Week two of the crisis in Ferguson, Missouri and peace is nowhere in sight. The problems began on Saturday 9th August when Michael Brown, an 18-year-old African American, was shot by white police officer Darren Wilson. For a week few details about the incident were made public, creating a cauldron of rumours and fury. We now know that Wilson shot Brown six times, including twice in the head. The question of why Brown was shot remains unanswered. Maybe it was in relation to the theft of a box of cigars, or maybe not. The police force has obfuscated in its responses during press conferences, leaving the people of Ferguson confused.
What caused a shooting in a small town (population 21,203) to erupt into successive evenings of violence? Race has been the main issue bubbling away throughout the unrest. Ferguson is 67 per cent black but the police force only has three black officers. In comparison, there are fifty serving officers who are white. As the Treyvon Martin shooting two years ago demonstrated, there are still underlying strains regarding race in the United States. Moments of tension like this bring them to the surface.
Unfortunately, America has been here before. Past incidents such as Rodney King in Los Angeles, Amadou Diallo in New York and Oscar Grant in California all have similarities to the death of Michael Brown. As with many other cases, Brown was shot by a white police officer — rekindling tensions between the black community and the police. Then the police bungled their response. For days, the lack of answers from the department allowed conjecture to build up. And when the police did get involved, they mismanaged the situation by playing a heavy hand.

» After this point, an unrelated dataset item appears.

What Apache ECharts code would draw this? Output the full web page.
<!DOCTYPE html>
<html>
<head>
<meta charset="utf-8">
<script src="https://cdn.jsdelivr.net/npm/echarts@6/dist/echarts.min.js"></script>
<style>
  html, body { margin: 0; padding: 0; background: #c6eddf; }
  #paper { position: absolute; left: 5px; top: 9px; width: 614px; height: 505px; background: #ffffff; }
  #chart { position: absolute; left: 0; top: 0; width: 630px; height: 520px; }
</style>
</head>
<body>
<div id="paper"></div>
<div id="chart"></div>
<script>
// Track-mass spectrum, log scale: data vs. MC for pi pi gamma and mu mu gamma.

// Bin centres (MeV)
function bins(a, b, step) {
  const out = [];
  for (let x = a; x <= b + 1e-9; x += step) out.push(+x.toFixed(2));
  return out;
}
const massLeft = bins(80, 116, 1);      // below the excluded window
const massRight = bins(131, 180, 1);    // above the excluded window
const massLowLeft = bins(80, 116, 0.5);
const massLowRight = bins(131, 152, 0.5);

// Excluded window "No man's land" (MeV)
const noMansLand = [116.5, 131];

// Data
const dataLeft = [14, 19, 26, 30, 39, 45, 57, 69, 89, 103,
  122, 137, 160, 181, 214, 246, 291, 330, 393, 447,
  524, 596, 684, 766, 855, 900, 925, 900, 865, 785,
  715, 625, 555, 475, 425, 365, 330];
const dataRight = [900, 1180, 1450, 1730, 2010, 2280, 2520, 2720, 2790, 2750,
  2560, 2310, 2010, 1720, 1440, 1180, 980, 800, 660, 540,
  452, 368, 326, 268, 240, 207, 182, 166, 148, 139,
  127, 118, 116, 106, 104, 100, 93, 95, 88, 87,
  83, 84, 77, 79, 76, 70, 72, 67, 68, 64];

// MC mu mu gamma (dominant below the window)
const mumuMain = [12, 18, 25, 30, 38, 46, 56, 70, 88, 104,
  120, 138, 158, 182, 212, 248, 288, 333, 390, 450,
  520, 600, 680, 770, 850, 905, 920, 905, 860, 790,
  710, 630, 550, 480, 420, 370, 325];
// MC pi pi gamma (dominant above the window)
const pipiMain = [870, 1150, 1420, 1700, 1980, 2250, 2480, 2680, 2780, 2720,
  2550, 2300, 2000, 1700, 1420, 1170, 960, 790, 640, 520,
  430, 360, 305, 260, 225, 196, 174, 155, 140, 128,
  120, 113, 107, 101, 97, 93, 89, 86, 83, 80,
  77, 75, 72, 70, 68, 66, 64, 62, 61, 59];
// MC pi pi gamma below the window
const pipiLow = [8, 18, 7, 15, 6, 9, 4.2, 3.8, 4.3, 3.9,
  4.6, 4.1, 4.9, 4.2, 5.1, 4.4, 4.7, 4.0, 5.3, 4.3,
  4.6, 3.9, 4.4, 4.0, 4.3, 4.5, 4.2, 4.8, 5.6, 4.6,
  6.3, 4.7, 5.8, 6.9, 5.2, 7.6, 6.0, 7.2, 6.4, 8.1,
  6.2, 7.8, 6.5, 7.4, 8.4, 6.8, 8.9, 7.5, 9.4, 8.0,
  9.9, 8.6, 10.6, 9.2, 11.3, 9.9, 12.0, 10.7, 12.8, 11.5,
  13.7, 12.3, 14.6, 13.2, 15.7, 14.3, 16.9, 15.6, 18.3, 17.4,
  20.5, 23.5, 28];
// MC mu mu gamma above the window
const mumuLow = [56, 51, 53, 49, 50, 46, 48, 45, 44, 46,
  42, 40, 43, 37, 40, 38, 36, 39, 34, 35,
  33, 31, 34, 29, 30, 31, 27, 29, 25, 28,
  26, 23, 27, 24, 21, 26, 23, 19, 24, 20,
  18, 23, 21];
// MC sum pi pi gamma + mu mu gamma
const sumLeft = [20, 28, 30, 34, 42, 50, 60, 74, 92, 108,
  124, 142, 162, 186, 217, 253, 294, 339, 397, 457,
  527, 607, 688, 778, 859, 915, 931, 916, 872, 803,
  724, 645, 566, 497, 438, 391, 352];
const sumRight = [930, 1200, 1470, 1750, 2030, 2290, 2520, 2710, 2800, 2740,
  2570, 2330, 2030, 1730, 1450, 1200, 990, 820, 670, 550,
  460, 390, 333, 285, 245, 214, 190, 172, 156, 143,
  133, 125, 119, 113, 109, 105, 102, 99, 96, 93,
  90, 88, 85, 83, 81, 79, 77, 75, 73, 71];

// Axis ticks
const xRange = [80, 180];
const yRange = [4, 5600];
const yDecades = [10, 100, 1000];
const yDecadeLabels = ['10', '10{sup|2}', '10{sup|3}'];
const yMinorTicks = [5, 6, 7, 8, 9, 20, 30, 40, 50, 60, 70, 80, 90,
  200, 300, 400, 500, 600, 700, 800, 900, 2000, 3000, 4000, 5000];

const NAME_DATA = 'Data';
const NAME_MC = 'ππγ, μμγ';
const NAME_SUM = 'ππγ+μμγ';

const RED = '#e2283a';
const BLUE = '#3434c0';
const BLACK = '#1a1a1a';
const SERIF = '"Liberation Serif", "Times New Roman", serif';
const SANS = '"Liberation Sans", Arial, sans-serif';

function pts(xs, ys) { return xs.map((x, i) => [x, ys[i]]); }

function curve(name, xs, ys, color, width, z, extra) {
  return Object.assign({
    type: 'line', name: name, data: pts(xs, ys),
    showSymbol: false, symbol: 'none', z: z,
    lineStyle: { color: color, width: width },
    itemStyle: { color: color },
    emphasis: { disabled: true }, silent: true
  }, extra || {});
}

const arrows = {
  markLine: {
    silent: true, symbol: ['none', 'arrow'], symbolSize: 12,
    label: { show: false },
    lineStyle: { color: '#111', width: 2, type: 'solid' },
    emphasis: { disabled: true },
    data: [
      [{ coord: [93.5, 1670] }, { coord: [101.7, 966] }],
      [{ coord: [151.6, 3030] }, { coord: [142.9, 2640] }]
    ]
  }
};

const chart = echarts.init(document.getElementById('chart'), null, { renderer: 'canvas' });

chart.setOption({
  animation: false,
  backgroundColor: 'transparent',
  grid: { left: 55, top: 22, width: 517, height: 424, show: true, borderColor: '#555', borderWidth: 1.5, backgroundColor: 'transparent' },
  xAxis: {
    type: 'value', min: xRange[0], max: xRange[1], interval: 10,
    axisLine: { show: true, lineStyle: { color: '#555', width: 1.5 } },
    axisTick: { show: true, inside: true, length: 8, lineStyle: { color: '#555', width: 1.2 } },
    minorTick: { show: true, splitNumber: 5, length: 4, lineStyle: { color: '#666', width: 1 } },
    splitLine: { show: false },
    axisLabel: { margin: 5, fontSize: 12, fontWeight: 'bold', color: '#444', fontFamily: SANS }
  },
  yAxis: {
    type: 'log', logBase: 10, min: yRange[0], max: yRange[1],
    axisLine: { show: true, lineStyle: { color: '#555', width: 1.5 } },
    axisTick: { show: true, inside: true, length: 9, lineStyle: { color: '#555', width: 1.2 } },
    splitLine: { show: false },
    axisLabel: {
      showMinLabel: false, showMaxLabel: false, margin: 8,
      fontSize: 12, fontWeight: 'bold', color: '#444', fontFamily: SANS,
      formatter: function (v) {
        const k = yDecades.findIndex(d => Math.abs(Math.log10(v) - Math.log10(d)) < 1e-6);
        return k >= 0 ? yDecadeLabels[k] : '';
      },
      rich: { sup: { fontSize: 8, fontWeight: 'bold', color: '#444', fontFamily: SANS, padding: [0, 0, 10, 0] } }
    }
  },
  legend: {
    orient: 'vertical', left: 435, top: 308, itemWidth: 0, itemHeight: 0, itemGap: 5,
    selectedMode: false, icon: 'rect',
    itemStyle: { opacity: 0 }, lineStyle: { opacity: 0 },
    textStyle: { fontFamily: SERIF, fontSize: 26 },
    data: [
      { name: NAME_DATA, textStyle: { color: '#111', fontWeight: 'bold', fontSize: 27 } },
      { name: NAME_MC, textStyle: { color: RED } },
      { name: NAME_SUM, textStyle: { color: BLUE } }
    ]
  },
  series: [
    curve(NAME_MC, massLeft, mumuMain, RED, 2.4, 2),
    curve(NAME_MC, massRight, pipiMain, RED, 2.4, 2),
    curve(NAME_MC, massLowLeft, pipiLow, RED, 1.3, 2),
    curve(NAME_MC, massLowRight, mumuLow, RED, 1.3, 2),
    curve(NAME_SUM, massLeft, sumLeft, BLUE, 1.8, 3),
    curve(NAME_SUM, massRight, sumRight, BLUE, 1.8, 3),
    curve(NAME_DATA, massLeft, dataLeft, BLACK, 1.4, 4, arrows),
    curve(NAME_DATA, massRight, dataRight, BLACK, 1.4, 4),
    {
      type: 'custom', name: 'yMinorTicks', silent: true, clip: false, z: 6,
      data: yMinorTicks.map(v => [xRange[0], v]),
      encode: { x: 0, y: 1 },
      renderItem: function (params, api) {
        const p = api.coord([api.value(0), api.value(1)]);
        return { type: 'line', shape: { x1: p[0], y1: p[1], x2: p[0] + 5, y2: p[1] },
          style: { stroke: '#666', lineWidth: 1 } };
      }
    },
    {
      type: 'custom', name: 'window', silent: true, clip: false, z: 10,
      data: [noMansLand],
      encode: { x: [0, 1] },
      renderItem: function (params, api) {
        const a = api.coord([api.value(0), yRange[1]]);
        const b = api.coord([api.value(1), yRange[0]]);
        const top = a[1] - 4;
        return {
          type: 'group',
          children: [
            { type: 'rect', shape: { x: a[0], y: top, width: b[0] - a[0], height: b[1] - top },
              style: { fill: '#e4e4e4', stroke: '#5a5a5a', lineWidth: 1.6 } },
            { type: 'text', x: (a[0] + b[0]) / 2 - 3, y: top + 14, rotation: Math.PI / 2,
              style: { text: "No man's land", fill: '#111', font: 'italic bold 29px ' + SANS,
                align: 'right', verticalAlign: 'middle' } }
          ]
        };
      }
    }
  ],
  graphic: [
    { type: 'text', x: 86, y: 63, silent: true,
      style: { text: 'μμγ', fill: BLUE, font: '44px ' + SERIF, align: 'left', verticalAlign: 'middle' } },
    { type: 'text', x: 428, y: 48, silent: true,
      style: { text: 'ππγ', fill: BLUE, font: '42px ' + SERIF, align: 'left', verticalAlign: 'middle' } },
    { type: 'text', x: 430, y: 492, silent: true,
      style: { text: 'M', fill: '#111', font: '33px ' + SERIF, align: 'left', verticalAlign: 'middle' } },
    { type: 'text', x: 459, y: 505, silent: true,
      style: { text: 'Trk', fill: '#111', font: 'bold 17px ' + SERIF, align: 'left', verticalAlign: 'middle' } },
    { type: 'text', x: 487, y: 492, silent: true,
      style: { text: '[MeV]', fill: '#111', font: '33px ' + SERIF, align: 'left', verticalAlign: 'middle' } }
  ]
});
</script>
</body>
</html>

The lack of clarity over what happened appears to have been a key source of anger but the tensions have been stoked further by the highly militarized police presence. When we think of a militarized police in Britain, guns, batons and body armour come to mind. In America, a militarised police presence means ex-Pentagon military-grade equipment doled out to local police forces.

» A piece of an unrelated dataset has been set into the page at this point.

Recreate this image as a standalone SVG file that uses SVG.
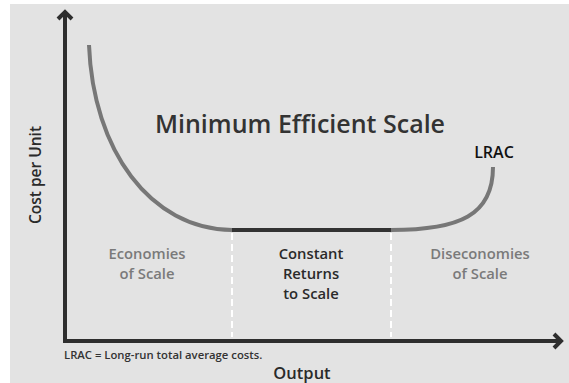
<svg xmlns="http://www.w3.org/2000/svg" width="569" height="383" viewBox="0 0 569 383">
<style>
text{font-family:"Open Sans","Noto Sans","Liberation Sans",sans-serif;font-weight:600}
.axis{stroke:#2e2e2e;stroke-width:4;fill:none}
.curve{stroke:#777;stroke-width:4;fill:none}
.flat{stroke:#333;stroke-width:4;fill:none}
.dash{stroke:#fff;stroke-width:2;stroke-dasharray:7 4;fill:none}
.grey{fill:#7a7a7a;font-size:14.8px}
.dark{fill:#2a2a2a;font-size:14.8px}
</style>
<rect width="569" height="383" fill="#ffffff"/>
<rect x="10" y="4" width="559" height="379" fill="#e3e3e3"/>
<g id="connectors">
<path class="axis" d="M65,12 V341 H561"/>
<path class="axis" d="M58,19 L65,12 L72,19" stroke-width="2.5"/>
<path class="axis" d="M554,334 L561,341 L554,348" stroke-width="2.5"/>
<path class="dash" d="M232,233 V337"/>
<path class="dash" d="M391,233 V337"/>
<path class="curve" d="M89,45 C93,150 150,229 232,230"/>
<path class="curve" d="M391,230 C460,230 493,215 493,167"/>
<path class="flat" d="M232,230 H391"/>
</g>
<g id="title"><text x="300" y="133" text-anchor="middle" font-size="25" fill="#333">Minimum Efficient Scale</text></g>
<g id="lrac"><text x="494" y="158" text-anchor="middle" font-size="16" fill="#111" font-weight="700">LRAC</text></g>
<g id="ylabel"><text transform="translate(41,175) rotate(-90)" text-anchor="middle" font-size="15.5" fill="#2a2a2a">Cost per Unit</text></g>
<g id="economies"><text class="grey" text-anchor="middle"><tspan x="147" y="259">Economies</tspan><tspan x="147" y="279">of Scale</tspan></text></g>
<g id="constant"><text class="dark" text-anchor="middle"><tspan x="311" y="259">Constant</tspan><tspan x="311" y="279">Returns</tspan><tspan x="311" y="299">to Scale</tspan></text></g>
<g id="diseconomies"><text class="grey" text-anchor="middle"><tspan x="480" y="259">Diseconomies</tspan><tspan x="480" y="279">of Scale</tspan></text></g>
<g id="note"><text x="64" y="359" font-size="11.3" font-weight="400" fill="#333">LRAC = Long-run total average costs.</text></g>
<g id="xlabel"><text x="302" y="379" text-anchor="middle" font-size="16.5" fill="#2a2a2a">Output</text></g>
</svg>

Humvees, the 4x4s with mounted machine guns used in the Gulf War invasion, are owned by the Ferguson police force, along with mine resistant armoured vehicles, sniper rifles and tones of tear gas and rubber bullets. Although it might seem hyperbolic to liken the nightly clashes to a war zone, at times the pictures suggest otherwise.
The continually abrasive attitude of police has not helped matters. On Wednesday night, two journalists were arrested in a branch of McDonald’s for disobeying police orders while charging their phones. Wesley Lowery, a reporter from the Washington Post, was arrested and released without explanation. In his own words, he explains the arrest and his experiences of reporting in Ferguson:
On Sunday evening, a van of journalists was driving around Ferguson, live streaming the proceedings to 40,000 viewers, including myself, ahead of the midnight curfew. Out of the blue, an officer charged towards the van (behind police lines) and yelled “get the f**k out of here or I’ll shoot you’. Watch for yourself:
And last night, the police broke their agreement not to arrest any more journalists by throwing Getty Images photographer Scott Olsen into the back of a van.

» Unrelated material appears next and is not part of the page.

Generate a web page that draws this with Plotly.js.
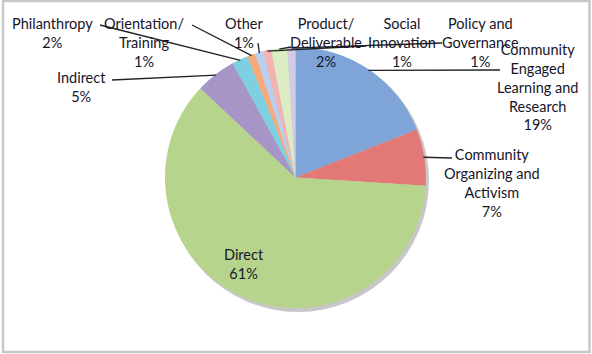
<!DOCTYPE html>
<html><head><meta charset="utf-8">
<script src="https://cdn.plot.ly/plotly-3.0.1.min.js"></script>
<style>html,body{margin:0;padding:0;background:#fff}#chart{width:592px;height:354px}</style>
</head><body><div id="chart"></div>
<script>
// ---- data ----
const categories = ["Community Engaged Learning and Research","Community Organizing and Activism","Direct","Indirect","Philanthropy","Orientation/ Training","Other","Social Innovation","Product/ Deliverable","Policy and Governance"];
const shares = [19, 7, 61, 5, 2, 1, 1, 1, 2, 1];
const labelText = ["Community<br>Engaged<br>Learning and<br>Research","Community<br>Organizing and<br>Activism","Direct","Indirect","Philanthropy","Orientation/<br>Training","Other","Social<br>Innovation","Product/<br>Deliverable","Policy and<br>Governance"];

// ---- styles / layout ----
const colors = ["#7ea4d8","#e27976","#b7d48c","#a695c6","#7dcfe2","#f7a978","#b9cff0","#f2b3b2","#dcedc4","#d3cbe6"];
const W = 592, H = 354, CX = 295.5, CY = 177.5, R = 130.5;
// label block centres (px) and leader start points (px); null = no leader
const labelPos = [[537,87.5],[492,183],[244,264],[81,87.5],[52,33],[144,42.5],[244,32.5],[402,42.5],[326,42.5],[480,42.5]];
const leaderStart = [[500,70],[452,158],null,[112,80],[100,25],[192,25],[258,43],[366,46],[291,47],[442,43]];

const px = x => x / W, py = y => 1 - y / H;
const total = shares.reduce((a,b)=>a+b,0);
let cum = 0;
const annotations = [], shapes = [];
shapes.push({type:'circle', layer:'below', xref:'paper', yref:'paper',
  x0:px(CX-R+2), x1:px(CX+R+3), y0:py(CY+R+4), y1:py(CY-R+2),
  fillcolor:'rgba(0,0,0,0.22)', line:{width:0}});
shares.forEach((v,i)=>{
  const mid = (cum + v/2) / total; cum += v;
  const th = mid * 2 * Math.PI;
  const ex = CX + (R-1) * Math.sin(th), ey = CY - (R-1) * Math.cos(th);
  const pct = Math.round(v / total * 100) + '%';
  annotations.push({xref:'paper', yref:'paper', x:px(labelPos[i][0]), y:py(labelPos[i][1]),
    xanchor:'center', yanchor:'middle', showarrow:false, align:'center',
    text: labelText[i] + '<br>' + pct});
  if (leaderStart[i]) {
    shapes.push({type:'line', xref:'paper', yref:'paper', layer:'above',
      x0:px(leaderStart[i][0]), y0:py(leaderStart[i][1]), x1:px(ex), y1:py(ey),
      line:{color:'#222', width:1.3}});
  }
});
shapes.push({type:'rect', xref:'paper', yref:'paper', x0:px(3), x1:px(589.5), y0:py(352), y1:py(1),
  line:{color:'#c8c8c8', width:2.5}, fillcolor:'rgba(0,0,0,0)'});

const trace = {type:'pie', labels:categories, values:shares, sort:false, direction:'clockwise', rotation:0,
  marker:{colors:colors, line:{width:0}}, textinfo:'none', hoverinfo:'label+percent',
  domain:{x:[px(CX-R), px(CX+R)], y:[py(CY+R), py(CY-R)]}};
const layout = {width:W, height:H, margin:{l:0,r:0,t:0,b:0}, showlegend:false,
  paper_bgcolor:'#fff', font:{family:'Lato, "Open Sans", sans-serif', size:14.5, color:'#15152a'},
  annotations:annotations, shapes:shapes};
Plotly.newPlot('chart',[trace],layout,{displayModeBar:false, staticPlot:true});
</script></body></html>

The authorities have tried several approaches to calm the situation. After the deployment of mountains of gear and testosterone had failed on Thursday, the state’s governor Jay Nixon announced that the Missouri Highway Patrol would take control. Captain Ron Johnson promised to ‘step back a little’ and even led a peaceful march through the city. Hopes of a reprieve were rapidly dashed as violence erupted again on Friday. The tear gas was brought out and Nixon announced a midnight curfew, effective Saturday. The curfew was extended to Sunday and the violence continued. After all these efforts failed, the National Guard was called in to patrol the streets. Still, the unrest has continued. The FBI is also on the scene, with more than 40 agents roaming the streets to collect information for their investigation.
To English observers, the whole affair is eerily familiar. There are similarities between the situation in Missouri and the 2011 London riots. Both featured a black male shot by the police – although the Met Police did not release any details of Duggan’s shooter. Both saw vigils and peaceful marches morph into looting and rioting. Both saw opportunistic criminals arrive on the scene to cause trouble. But the key difference was that in Britain, a strong police presence quelled the violence. In Ferguson, more law enforcement agents seemed to ignite the tinderbox. At the time of writing, there is no end in sight.
In a press conference at the White House on Monday, President Obama expressed his sadness at the situation and promised to send Attorney General Eric Holder to Ferguson to examine the situation. Obama himself will not be heading to Missouri; this afternoon he flies back to Martha’s Vineyard to resume his holiday. The president urged the American people to ‘seek some understanding rather than to simply holler at each other. Let’s seek to heal than to wound’. He concluded ‘we’ve got to use this moment to seek our humanity.’
Obama knows the world is watching Ferguson; it is no longer a state or nation-wide concern. The first Africa American President the United States knows he will be judged over the handling of the crisis. On race relation, he acknowledged ‘we’ve made extraordinary progress but we have not made enough progress’.